╔══

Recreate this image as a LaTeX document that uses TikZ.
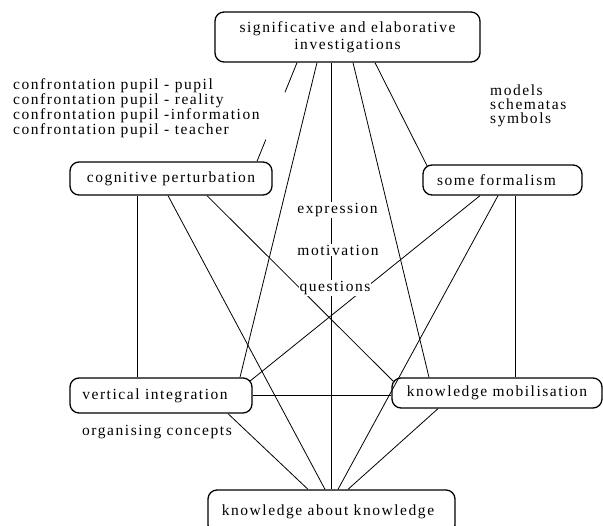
\documentclass[tikz,border=0pt]{standalone}
\usepackage{fontspec}
\setmainfont{Liberation Serif}[LetterSpace=10]
\usetikzlibrary{calc}
\begin{document}
\begin{tikzpicture}[x=1pt,y=-1pt,
  box/.style={draw, line width=1.3pt, rounded corners=9pt, inner sep=0pt, align=center,
    font=\fontsize{15.5}{17}\selectfont},
  con/.style={line width=0.8pt},
  lbl/.style={inner sep=1pt, align=left, font=\fontsize{15.5}{12.7}\selectfont},
  lbltwo/.style={inner sep=1pt, align=left, font=\fontsize{15.5}{14}\selectfont},
  mid/.style={fill=white, inner sep=1pt, font=\fontsize{15.5}{17}\selectfont}
]
\useasboundingbox (0,0) rectangle (603,526);
\clip (0,0) rectangle (603,526);

% boxes
\node[box, minimum width=265pt, minimum height=50pt] (T) at (347.5,37) {significative and elaborative\\investigations};
\node[box, minimum width=202pt, minimum height=33pt] (CP) at (171,178.5) {cognitive perturbation};
\node[box, minimum width=159pt, minimum height=30pt] (SF) at (502.5,180) {some formalism\hspace*{12pt}};
\node[box, minimum width=182pt, minimum height=35pt] (VI) at (161,395.5) {vertical integration\hspace*{12pt}};
\node[box, minimum width=210pt, minimum height=30pt] (KM) at (497,393) {knowledge mobilisation};
\node[box, minimum width=247pt, minimum height=44pt] (KK) at (331.5,512) {knowledge about knowledge\hspace*{7pt}};

% broken connector from T to CP (interrupted by the annotation)
\draw[con] ([xshift=-50.5pt]T.south) -- ($([xshift=-50.5pt]T.south)!0.3!([xshift=86pt]CP.north)$);
\draw[con] ($([xshift=-50.5pt]T.south)!0.78!([xshift=86pt]CP.north)$) -- ([xshift=86pt]CP.north);

% connectors
\draw[con] ([xshift=-30.5pt]T.south) -- ([xshift=79pt]VI.north);
\draw[con] ([xshift=-16pt]T.south) -- (KK.north);
\draw[con] ([xshift=5.5pt]T.south) -- ([xshift=-68pt]KM.north);
\draw[con] ([xshift=27.5pt]T.south) -- ([xshift=5pt,yshift=-2pt]SF.north west);
\draw[con] ([xshift=-34pt]CP.south) -- ([xshift=-24pt]VI.north);
\draw[con] ([xshift=-3pt]CP.south) -- ([xshift=-6.5pt]KK.north);
\draw[con] ([xshift=36pt]CP.south) -- ([xshift=2pt,yshift=-4pt]KM.north west);
\draw[con] ([xshift=-22.5pt]SF.south) -- ([xshift=-3pt,yshift=-4pt]VI.north east);
\draw[con] ([xshift=-4.5pt]SF.south) -- ([xshift=6.5pt]KK.north);
\draw[con] ([xshift=12.5pt]SF.south) -- ([xshift=18pt]KM.north);
\draw[con] (VI.east) -- (VI.east -| KM.west);
\draw[con] ([xshift=67pt]VI.south) -- ([xshift=-23.5pt]KK.north);
\draw[con] ([xshift=-59pt]KM.south) -- ([xshift=16.5pt]KK.north);

% labels
\node[lbl, anchor=north west] (conf) at (12,77) {confrontation pupil - pupil\\confrontation pupil - reality\\confrontation pupil -information\\confrontation pupil - teacher};
\node[lbltwo, anchor=north west] (mss) at (489,84) {models\\schematas\\symbols};
\node[mid] (ex) at (337.5,210) {expression};
\node[mid] (mo) at (338,250) {motivation};
\node[mid] (qu) at (335,288) {questions};
\node[mid] (oc) at (157,432) {organising concepts};
\end{tikzpicture}
\end{document}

╚══

_TASK DIRECTIONS_.
Drop the images and repeat the data exactly.

_TASK SOLUTION_.
Recreate this image as a LaTeX document that uses TikZ.
\documentclass[tikz,border=0pt]{standalone}
\usepackage{fontspec}
\setmainfont{Liberation Serif}[LetterSpace=10]
\usetikzlibrary{calc}
\begin{document}
\begin{tikzpicture}[x=1pt,y=-1pt,
  box/.style={draw, line width=1.3pt, rounded corners=9pt, inner sep=0pt, align=center,
    font=\fontsize{15.5}{17}\selectfont},
  con/.style={line width=0.8pt},
  lbl/.style={inner sep=1pt, align=left, font=\fontsize{15.5}{12.7}\selectfont},
  lbltwo/.style={inner sep=1pt, align=left, font=\fontsize{15.5}{14}\selectfont},
  mid/.style={fill=white, inner sep=1pt, font=\fontsize{15.5}{17}\selectfont}
]
\useasboundingbox (0,0) rectangle (603,526);
\clip (0,0) rectangle (603,526);

% boxes
\node[box, minimum width=265pt, minimum height=50pt] (T) at (347.5,37) {significative and elaborative\\investigations};
\node[box, minimum width=202pt, minimum height=33pt] (CP) at (171,178.5) {cognitive perturbation};
\node[box, minimum width=159pt, minimum height=30pt] (SF) at (502.5,180) {some formalism\hspace*{12pt}};
\node[box, minimum width=182pt, minimum height=35pt] (VI) at (161,395.5) {vertical integration\hspace*{12pt}};
\node[box, minimum width=210pt, minimum height=30pt] (KM) at (497,393) {knowledge mobilisation};
\node[box, minimum width=247pt, minimum height=44pt] (KK) at (331.5,512) {knowledge about knowledge\hspace*{7pt}};

% broken connector from T to CP (interrupted by the annotation)
\draw[con] ([xshift=-50.5pt]T.south) -- ($([xshift=-50.5pt]T.south)!0.3!([xshift=86pt]CP.north)$);
\draw[con] ($([xshift=-50.5pt]T.south)!0.78!([xshift=86pt]CP.north)$) -- ([xshift=86pt]CP.north);

% connectors
\draw[con] ([xshift=-30.5pt]T.south) -- ([xshift=79pt]VI.north);
\draw[con] ([xshift=-16pt]T.south) -- (KK.north);
\draw[con] ([xshift=5.5pt]T.south) -- ([xshift=-68pt]KM.north);
\draw[con] ([xshift=27.5pt]T.south) -- ([xshift=5pt,yshift=-2pt]SF.north west);
\draw[con] ([xshift=-34pt]CP.south) -- ([xshift=-24pt]VI.north);
\draw[con] ([xshift=-3pt]CP.south) -- ([xshift=-6.5pt]KK.north);
\draw[con] ([xshift=36pt]CP.south) -- ([xshift=2pt,yshift=-4pt]KM.north west);
\draw[con] ([xshift=-22.5pt]SF.south) -- ([xshift=-3pt,yshift=-4pt]VI.north east);
\draw[con] ([xshift=-4.5pt]SF.south) -- ([xshift=6.5pt]KK.north);
\draw[con] ([xshift=12.5pt]SF.south) -- ([xshift=18pt]KM.north);
\draw[con] (VI.east) -- (VI.east -| KM.west);
\draw[con] ([xshift=67pt]VI.south) -- ([xshift=-23.5pt]KK.north);
\draw[con] ([xshift=-59pt]KM.south) -- ([xshift=16.5pt]KK.north);

% labels
\node[lbl, anchor=north west] (conf) at (12,77) {confrontation pupil - pupil\\confrontation pupil - reality\\confrontation pupil -information\\confrontation pupil - teacher};
\node[lbltwo, anchor=north west] (mss) at (489,84) {models\\schematas\\symbols};
\node[mid] (ex) at (337.5,210) {expression};
\node[mid] (mo) at (338,250) {motivation};
\node[mid] (qu) at (335,288) {questions};
\node[mid] (oc) at (157,432) {organising concepts};
\end{tikzpicture}
\end{document}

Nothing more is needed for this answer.